How to use this calculator
- Enter design load. Use the load for the shroud, stay or rigging member being checked.
- Enter safety factor. Use the target factor required by the designer, rigger, class rule or manufacturer.
- Enter selected wire data. Use the exact wire breaking strength and diameter from supplier data.
- Check utilization and stretch. Review strength margin, initial tension and elastic stretch before professional review.
How it works
Required minimum breaking strength is design load times target safety factor:
MBS_required = design_load x safety_factor
The selected safety factor is the selected wire breaking strength divided by design load:
SF_selected = MBS_selected / design_load
Strength utilization compares required and selected breaking strength:
utilization = MBS_required / MBS_selected
Elastic stretch at initial tension uses a simple axial relation:
stretch = F_initial x L / (E x A)
For measured replacement length and turnbuckle reserve, use the standing rigging spec calculator.
Worked example
Verified against the live calculator
A 1000 lbf design load with a 4x safety factor
requires 4000 lbf minimum breaking strength. A selected wire
with 5000 lbf breaking strength gives a selected safety factor
of 5x. At 15% initial tension, the initial
tension load is 750 lbf.
Frequently asked questions
How do you size standing rigging wire?
A basic sizing screen compares selected wire breaking strength with design load times target safety factor. The selected wire passes this arithmetic screen when selected breaking strength is at least the required breaking strength.
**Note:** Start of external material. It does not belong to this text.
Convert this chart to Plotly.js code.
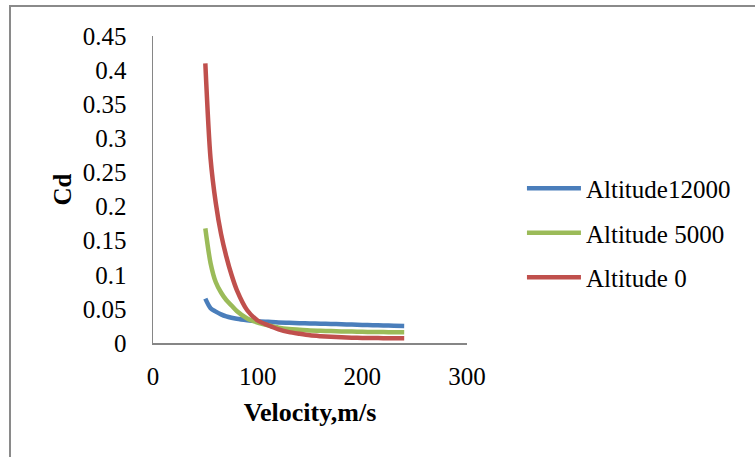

Can this choose the exact wire diameter for my boat?
No. It checks entered load and wire data. Final wire diameter depends on rig geometry, righting moment, chainplates, terminals, fatigue, corrosion, class rules, manufacturer data and a qualified rigger or designer.
Why enter selected breaking strength separately from wire diameter?
Real minimum breaking strength depends on wire construction, alloy, strand count, terminal details and manufacturer. Nominal diameter alone is not enough for final sizing.
What does elastic stretch mean here?
It is a first-pass axial stretch estimate from initial tension, span length, effective modulus and estimated metallic area. It is not a full rig tune model.
Method & assumptions
- Uses entered selected wire breaking strength; diameter alone is not treated as authoritative.
- Elastic stretch uses nominal wire diameter, area factor and effective modulus as a screening estimate.
- Does not model mast geometry, righting moment, fatigue, corrosion, terminals, swage quality, toggles, chainplates, spreaders, shock load, inspection intervals or class/manufacturer rules.
- Standing rigging is safety-critical. Use a qualified rigger, surveyor or naval architect for final sizing and inspection.